Written problem:
Starting at the first line of the listing below, repeat each line exactly until the line containing "16.12, 17.62, 19.10];", which you include. Leave out pictures.

Supplied material:
[Start]

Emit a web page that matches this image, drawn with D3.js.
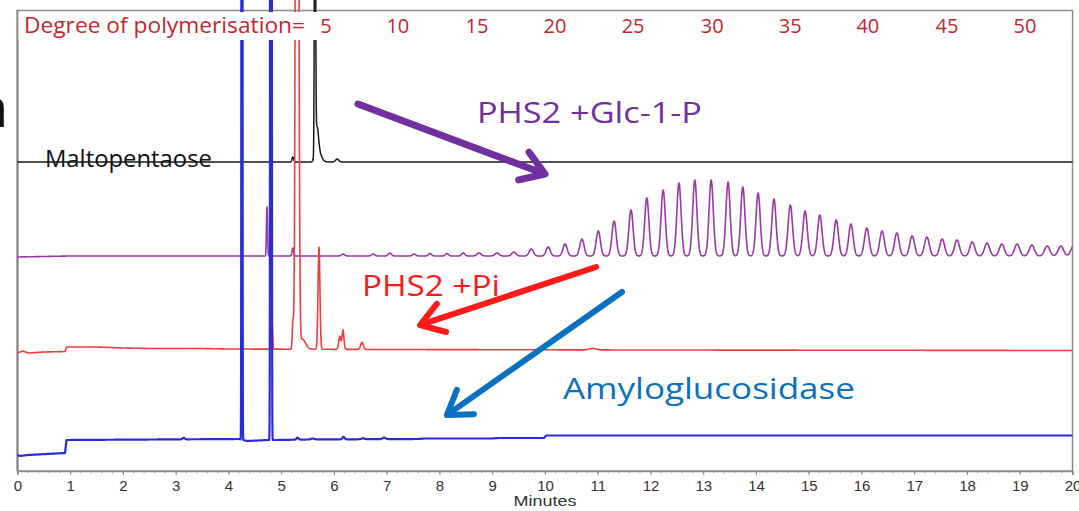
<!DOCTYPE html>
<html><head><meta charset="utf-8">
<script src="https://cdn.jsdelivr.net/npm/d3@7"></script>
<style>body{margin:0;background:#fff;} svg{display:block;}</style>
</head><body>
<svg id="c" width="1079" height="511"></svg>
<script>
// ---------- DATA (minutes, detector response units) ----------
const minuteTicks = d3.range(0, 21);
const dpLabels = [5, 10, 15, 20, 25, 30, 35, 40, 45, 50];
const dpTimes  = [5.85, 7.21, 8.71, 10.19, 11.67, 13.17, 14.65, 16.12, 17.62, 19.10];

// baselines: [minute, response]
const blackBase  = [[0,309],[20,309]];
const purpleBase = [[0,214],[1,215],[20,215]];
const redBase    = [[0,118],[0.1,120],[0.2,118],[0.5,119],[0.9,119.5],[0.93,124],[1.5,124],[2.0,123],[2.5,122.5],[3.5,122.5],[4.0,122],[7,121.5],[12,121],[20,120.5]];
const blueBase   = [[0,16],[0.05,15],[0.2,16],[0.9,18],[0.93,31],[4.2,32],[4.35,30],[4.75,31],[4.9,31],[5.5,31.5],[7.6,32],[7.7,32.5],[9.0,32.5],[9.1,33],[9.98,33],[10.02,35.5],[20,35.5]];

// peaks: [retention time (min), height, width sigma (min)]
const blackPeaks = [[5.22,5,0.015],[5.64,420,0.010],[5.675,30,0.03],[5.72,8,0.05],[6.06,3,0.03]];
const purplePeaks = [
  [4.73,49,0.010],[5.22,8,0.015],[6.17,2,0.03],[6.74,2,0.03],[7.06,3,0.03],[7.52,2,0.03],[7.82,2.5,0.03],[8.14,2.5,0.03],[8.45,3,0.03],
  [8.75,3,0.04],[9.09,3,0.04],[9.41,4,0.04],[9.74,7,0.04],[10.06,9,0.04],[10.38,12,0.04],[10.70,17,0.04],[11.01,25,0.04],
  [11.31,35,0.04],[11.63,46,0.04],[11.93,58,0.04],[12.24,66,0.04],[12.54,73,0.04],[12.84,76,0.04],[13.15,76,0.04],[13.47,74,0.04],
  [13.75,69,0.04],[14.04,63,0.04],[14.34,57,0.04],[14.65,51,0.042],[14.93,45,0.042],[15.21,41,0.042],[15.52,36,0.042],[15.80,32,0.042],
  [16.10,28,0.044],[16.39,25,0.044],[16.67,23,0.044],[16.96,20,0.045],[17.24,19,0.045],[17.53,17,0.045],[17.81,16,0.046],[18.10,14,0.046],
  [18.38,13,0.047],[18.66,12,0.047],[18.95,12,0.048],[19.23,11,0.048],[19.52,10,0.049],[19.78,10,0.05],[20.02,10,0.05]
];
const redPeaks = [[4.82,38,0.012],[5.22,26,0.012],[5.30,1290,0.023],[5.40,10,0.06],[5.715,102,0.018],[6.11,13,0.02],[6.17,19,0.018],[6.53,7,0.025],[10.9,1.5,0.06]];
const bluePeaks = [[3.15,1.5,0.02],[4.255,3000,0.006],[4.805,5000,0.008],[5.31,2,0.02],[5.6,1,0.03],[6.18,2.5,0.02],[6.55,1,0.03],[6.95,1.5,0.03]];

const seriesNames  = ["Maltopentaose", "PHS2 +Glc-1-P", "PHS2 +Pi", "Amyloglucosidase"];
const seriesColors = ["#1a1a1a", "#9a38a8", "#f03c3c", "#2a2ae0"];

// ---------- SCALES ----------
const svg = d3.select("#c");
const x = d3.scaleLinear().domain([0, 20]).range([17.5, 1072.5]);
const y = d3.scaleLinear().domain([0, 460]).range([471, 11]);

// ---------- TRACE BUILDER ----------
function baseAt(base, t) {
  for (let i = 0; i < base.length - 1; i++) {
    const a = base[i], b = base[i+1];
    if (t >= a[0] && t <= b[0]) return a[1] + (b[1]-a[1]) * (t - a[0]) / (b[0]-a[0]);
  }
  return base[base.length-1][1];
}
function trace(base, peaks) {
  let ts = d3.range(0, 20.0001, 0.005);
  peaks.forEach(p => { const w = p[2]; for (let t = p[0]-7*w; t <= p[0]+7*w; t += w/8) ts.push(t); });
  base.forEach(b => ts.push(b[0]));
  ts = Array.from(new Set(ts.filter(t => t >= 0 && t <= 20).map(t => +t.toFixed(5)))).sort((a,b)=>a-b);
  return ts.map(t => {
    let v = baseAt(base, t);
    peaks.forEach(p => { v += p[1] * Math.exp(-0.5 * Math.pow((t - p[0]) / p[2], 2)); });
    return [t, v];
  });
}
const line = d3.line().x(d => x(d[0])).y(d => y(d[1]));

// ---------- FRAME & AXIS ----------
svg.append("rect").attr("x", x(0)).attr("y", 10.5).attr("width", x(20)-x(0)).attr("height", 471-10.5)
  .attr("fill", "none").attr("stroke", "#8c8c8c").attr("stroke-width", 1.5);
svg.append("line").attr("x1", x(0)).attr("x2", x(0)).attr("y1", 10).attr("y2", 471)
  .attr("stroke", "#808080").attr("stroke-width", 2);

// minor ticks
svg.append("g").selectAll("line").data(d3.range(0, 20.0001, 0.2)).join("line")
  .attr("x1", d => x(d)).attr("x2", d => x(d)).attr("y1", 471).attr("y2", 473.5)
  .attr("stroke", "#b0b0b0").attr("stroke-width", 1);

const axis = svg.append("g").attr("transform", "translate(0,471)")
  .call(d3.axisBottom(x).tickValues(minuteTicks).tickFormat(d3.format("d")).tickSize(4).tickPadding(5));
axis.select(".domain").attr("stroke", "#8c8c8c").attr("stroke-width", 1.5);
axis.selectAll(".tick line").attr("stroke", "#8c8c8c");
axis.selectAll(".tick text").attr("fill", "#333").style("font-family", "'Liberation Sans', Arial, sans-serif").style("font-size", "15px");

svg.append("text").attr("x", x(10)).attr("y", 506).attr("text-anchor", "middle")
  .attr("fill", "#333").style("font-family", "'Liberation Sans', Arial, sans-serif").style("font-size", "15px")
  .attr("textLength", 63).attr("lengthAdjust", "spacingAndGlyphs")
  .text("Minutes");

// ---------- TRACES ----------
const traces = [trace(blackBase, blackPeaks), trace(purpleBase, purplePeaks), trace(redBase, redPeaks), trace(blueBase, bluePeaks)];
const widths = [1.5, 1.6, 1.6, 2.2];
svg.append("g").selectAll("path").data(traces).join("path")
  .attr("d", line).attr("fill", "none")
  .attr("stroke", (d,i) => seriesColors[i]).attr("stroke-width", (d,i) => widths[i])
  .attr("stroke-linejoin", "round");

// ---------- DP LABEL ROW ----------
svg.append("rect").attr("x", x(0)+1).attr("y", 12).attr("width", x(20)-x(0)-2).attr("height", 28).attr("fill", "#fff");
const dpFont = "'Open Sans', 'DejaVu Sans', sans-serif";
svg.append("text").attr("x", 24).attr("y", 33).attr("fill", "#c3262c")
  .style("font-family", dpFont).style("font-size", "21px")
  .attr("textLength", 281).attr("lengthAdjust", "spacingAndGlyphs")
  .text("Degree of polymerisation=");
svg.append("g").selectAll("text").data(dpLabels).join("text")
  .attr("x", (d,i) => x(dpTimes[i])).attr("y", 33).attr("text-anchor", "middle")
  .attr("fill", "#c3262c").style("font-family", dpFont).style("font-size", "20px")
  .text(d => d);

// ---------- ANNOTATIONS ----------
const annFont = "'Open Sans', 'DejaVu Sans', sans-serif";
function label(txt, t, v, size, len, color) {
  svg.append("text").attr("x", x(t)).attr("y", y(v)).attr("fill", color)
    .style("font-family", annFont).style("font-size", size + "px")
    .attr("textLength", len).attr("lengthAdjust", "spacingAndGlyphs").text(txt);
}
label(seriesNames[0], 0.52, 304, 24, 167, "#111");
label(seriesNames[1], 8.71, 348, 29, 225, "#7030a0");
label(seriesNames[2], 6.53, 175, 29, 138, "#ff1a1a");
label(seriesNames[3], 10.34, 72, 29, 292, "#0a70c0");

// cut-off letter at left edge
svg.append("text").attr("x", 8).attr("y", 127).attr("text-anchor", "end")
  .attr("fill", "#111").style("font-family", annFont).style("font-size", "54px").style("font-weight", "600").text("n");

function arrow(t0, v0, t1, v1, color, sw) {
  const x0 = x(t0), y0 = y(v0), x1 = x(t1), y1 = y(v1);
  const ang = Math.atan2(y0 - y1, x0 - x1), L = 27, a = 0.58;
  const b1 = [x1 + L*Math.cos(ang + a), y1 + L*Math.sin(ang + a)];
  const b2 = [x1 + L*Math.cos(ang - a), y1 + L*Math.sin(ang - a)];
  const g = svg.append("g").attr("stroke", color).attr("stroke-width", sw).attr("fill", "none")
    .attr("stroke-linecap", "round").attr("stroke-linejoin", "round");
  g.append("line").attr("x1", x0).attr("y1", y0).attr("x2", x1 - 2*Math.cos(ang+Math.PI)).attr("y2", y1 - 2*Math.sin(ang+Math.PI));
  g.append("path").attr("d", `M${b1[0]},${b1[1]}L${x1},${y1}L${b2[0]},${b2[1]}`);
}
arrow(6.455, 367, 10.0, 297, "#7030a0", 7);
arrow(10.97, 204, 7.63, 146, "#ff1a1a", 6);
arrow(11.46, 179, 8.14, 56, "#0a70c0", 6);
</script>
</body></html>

[End]

Output:
Emit a web page that matches this image, drawn with D3.js.
<!DOCTYPE html>
<html><head><meta charset="utf-8">
<script src="https://cdn.jsdelivr.net/npm/d3@7"></script>
<style>body{margin:0;background:#fff;} svg{display:block;}</style>
</head><body>
<svg id="c" width="1079" height="511"></svg>
<script>
// ---------- DATA (minutes, detector response units) ----------
const minuteTicks = d3.range(0, 21);
const dpLabels = [5, 10, 15, 20, 25, 30, 35, 40, 45, 50];
const dpTimes  = [5.85, 7.21, 8.71, 10.19, 11.67, 13.17, 14.65, 16.12, 17.62, 19.10];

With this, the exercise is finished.